Tire Pyrolysis Could Revolutionize Mining Waste Management in Iran

By Dr. Noopur JainReviewed by Laura ThomsonAug 14 2025

In a recent article published in the journal Scientific Reports, researchers investigated the pyrolysis of waste tires to analyze product yields and characteristics, aiming to evaluate its potential for sustainable waste management and material recovery.

Background

Mining operations rely heavily on heavy-duty tires, which are crucial for vehicle safety, efficiency, and productivity. Nonetheless, their lifecycle is finite, and disposal becomes an urgent ecological concern given the volume generated worldwide.

The industry’s longevity and cost considerations have driven investigations into recycling methods to recover useful materials from end-of-life tires. Pyrolysis has garnered attention because it enables the breakdown of complex polymer structures into smaller, marketable products, thus transforming waste into resources. Prior research indicates that tire pyrolysis yields volatile organic compounds, solid carbonaceous residues, and gaseous fractions, with product distribution heavily dependent on process parameters such as temperature, residence time, and feedstock characteristics.

The Current Study

The study adopted a rigorous experimental approach, beginning with the collection and characterization of eight popular brands of waste OTR tires from various large Iranian open-pit mines. These samples represented the types of tires most used in local mining fleet operations. Initial analyses consisted of elemental composition and thermogravimetric analysis (TGA), which provided insights into their thermal stability and decomposition behavior, specifically highlighting major mass-loss zones between 250 and 550 °C.

For pyrolysis, a custom-designed laboratory batch reactor was developed. This reactor allowed precise control over temperature, atmospheric conditions, and stirring, replicating industrial conditions as closely as possible. The feedstock was prepared through a comprehensive database of tires from the Iranian mining fleet to accurately simulate the operational environment of mining waste tires, ensuring sample representativeness.

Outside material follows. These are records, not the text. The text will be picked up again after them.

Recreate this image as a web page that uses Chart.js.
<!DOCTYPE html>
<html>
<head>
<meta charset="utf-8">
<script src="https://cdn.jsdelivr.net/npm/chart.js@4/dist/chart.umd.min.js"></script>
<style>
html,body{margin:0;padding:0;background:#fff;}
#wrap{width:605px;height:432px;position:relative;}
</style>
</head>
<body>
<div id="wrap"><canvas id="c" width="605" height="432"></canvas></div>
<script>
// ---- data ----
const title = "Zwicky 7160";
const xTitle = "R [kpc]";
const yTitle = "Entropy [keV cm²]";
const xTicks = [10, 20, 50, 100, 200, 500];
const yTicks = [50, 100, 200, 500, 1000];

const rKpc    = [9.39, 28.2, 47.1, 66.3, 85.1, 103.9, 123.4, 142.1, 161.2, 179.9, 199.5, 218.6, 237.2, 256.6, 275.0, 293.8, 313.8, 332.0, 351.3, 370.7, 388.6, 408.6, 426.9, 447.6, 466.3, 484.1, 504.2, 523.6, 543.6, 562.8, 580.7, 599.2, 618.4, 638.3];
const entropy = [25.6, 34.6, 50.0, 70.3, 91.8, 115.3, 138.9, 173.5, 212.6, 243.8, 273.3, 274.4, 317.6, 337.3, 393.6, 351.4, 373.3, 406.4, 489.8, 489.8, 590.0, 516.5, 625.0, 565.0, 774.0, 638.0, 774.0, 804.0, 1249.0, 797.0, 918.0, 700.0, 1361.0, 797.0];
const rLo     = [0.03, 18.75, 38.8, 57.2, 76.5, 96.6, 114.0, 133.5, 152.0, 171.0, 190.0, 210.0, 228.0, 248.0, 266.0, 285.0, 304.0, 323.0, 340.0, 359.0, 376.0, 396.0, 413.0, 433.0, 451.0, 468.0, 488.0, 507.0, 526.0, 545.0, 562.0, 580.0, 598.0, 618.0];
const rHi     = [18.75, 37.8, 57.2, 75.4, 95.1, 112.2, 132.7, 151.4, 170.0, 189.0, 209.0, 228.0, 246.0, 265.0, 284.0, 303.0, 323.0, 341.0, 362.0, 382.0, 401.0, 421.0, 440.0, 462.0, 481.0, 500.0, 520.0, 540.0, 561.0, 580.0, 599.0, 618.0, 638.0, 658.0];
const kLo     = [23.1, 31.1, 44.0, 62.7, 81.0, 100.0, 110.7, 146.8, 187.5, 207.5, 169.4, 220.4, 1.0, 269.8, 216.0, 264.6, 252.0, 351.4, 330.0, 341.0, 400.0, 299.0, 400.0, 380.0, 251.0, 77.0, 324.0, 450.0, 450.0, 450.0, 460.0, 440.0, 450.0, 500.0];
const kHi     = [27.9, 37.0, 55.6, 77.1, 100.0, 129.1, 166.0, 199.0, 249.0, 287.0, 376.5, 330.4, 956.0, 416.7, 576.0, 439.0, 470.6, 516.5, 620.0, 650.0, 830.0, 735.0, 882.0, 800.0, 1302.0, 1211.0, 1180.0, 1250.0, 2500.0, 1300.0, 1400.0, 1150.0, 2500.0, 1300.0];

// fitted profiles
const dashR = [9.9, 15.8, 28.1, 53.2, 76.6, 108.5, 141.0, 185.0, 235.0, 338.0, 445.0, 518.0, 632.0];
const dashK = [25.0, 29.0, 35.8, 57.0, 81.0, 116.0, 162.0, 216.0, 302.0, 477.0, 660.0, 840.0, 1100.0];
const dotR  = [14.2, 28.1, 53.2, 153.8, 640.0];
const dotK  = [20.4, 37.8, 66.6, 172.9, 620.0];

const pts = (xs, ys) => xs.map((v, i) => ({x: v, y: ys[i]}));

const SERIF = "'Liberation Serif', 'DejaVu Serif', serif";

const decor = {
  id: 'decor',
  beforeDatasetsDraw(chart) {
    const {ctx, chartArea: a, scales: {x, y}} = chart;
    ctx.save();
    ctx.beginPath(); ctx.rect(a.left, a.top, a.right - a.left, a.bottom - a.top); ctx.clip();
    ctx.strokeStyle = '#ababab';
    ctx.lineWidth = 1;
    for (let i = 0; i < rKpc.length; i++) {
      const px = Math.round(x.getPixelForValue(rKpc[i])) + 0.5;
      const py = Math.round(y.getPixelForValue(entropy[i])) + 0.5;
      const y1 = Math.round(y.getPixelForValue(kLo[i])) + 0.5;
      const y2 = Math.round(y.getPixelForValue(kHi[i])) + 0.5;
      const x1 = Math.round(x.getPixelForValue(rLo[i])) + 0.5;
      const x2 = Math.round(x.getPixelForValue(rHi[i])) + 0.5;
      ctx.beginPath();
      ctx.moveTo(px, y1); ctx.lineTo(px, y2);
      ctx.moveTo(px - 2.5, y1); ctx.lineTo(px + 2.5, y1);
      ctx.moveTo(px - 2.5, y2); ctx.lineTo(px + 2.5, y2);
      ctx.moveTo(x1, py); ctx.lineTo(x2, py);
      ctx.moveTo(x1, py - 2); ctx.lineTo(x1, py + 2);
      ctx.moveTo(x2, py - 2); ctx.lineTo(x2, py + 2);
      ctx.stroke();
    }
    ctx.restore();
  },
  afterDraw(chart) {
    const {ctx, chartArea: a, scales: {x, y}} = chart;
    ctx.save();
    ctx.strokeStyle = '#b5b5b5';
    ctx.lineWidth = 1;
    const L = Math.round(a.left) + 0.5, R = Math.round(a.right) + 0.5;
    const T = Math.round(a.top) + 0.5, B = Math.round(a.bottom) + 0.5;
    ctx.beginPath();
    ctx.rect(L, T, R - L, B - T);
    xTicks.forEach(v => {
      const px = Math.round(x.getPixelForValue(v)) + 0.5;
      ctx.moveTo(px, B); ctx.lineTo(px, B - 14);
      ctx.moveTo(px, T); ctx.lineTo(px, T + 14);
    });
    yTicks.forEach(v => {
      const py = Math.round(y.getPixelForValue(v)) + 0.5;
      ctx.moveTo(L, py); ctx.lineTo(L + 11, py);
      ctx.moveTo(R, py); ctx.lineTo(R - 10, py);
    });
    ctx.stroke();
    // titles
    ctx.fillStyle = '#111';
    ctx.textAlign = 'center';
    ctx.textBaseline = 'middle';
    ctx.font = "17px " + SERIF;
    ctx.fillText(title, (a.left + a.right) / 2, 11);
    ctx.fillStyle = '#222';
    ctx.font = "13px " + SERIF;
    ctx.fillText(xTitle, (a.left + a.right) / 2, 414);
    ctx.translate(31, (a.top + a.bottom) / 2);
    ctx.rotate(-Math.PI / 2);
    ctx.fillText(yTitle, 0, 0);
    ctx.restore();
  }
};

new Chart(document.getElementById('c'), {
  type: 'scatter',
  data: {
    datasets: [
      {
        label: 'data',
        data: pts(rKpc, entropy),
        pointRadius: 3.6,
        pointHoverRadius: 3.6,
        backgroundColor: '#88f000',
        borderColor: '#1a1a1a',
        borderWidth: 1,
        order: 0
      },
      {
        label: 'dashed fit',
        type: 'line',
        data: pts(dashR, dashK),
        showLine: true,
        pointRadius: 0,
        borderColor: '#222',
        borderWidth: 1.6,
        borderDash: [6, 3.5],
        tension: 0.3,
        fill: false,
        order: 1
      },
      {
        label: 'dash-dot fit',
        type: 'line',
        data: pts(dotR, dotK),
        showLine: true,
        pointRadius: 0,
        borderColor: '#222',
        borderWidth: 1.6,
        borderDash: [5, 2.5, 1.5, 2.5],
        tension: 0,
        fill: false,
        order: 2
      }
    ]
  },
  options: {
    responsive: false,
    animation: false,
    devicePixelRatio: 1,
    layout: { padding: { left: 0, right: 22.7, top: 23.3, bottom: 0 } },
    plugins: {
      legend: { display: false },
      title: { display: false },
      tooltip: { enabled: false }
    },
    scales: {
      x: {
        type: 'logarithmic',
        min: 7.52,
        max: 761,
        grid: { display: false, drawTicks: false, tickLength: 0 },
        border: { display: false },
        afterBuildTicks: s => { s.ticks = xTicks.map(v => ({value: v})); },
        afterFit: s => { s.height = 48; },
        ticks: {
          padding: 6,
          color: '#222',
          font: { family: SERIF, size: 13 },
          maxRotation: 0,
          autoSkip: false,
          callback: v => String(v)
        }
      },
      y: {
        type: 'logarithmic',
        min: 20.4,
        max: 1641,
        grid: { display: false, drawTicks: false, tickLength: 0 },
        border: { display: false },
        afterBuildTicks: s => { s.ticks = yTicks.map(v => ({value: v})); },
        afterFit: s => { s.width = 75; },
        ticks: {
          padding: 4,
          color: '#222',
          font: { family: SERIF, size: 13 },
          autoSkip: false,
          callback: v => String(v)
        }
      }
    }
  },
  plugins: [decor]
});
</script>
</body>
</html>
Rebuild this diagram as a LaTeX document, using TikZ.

The pyrolysis process was conducted across a series of temperature stages—specifically at 350 °C, 400 °C, 500 °C, and 600 °C—to identify optimal degradation conditions for maximum product yields.

Each run was maintained for a residence time suitable for large tire pieces, notably around 173 minutes at 500 °C, to ensure complete decomposition.

Parameters such as pressure variation, gas emissions, and condensate collection were monitored during the process. Post-reaction, products were separated into three fractions: solid char (including carbon black), liquid oil, and gaseous components.

These fractions' chemical composition and physical properties were characterized systematically to evaluate their potential applications based on material and energy recovery metrics.

Results and Discussion

The experimental results demonstrated that the pyrolysis process effectively decomposed the large, composite tires, producing significant yields of liquid oil and char, with the proportion of gases increasing at higher temperatures due to secondary cracking reactions.

Elemental analysis revealed that the tires contained high carbon content with notable amounts of volatile compounds, consistent with their rubber-based formulations. Thermogravimetric analysis confirmed the primary mass-loss phase between 250 °C and 550 °C, aligning with the optimal pyrolysis temperature identified at 500 °C, where an ideal balance was struck between product yield and process efficiency.

At the chosen temperature of 500 °C, the yields consisted of approximately 40–45% liquid oil, 30–35% solid char, and 20–25% gases by weight. The oil obtained contained a complex mixture of hydrocarbons, primarily benzene, butene, hexane, and pentene, reflecting the decomposition of tire polymers and vulcanized rubber additives common in heavy-duty tires.

The char, rich in carbon black, retained a significant fraction of the original black reinforcement additive, making it a potential substitute for commercial carbon black in tire manufacturing and other industrial applications.

Importantly, variation among the different tire brands affected the exact yield profiles. Tires with higher sulfur content or specific proprietary formulations resulted in slightly different product distributions. Nonetheless, the overall efficiency of conversion remained robust across all brands tested. The management of pressure within the reactor dynamically influenced the process, with pressure peaks corresponding to the formation of condensable vapors, and subsequent releases enabling the collection of high-quality pyrolysis oil.

Conclusion

This research demonstrates that pyrolysis presents a practical and environmentally sustainable pathway for managing the large volumes of waste tires generated by the mining sector. By focusing on ultra-heavy, manufacturer-specific tires used in Iranian mines, the study provides valuable insights into optimizing conditions such as temperature and residence time to maximize product yields.

The effective breakdown of tires at 500 °C yields high-quality oils rich in hydrocarbons, substantial quantities of carbon black-laden char, and gases that can be harnessed for energy purposes.

The variability observed among different tire brands highlights the importance of customizing process parameters to the specific properties of feedstock materials, but overall, the process remains robust and adaptable for large-scale operations.

The integration of pyrolysis within the mining waste management framework offers substantial environmental benefits, reduces disposal costs, and adds value through the recovery of materials that can be reused in manufacturing or energy production.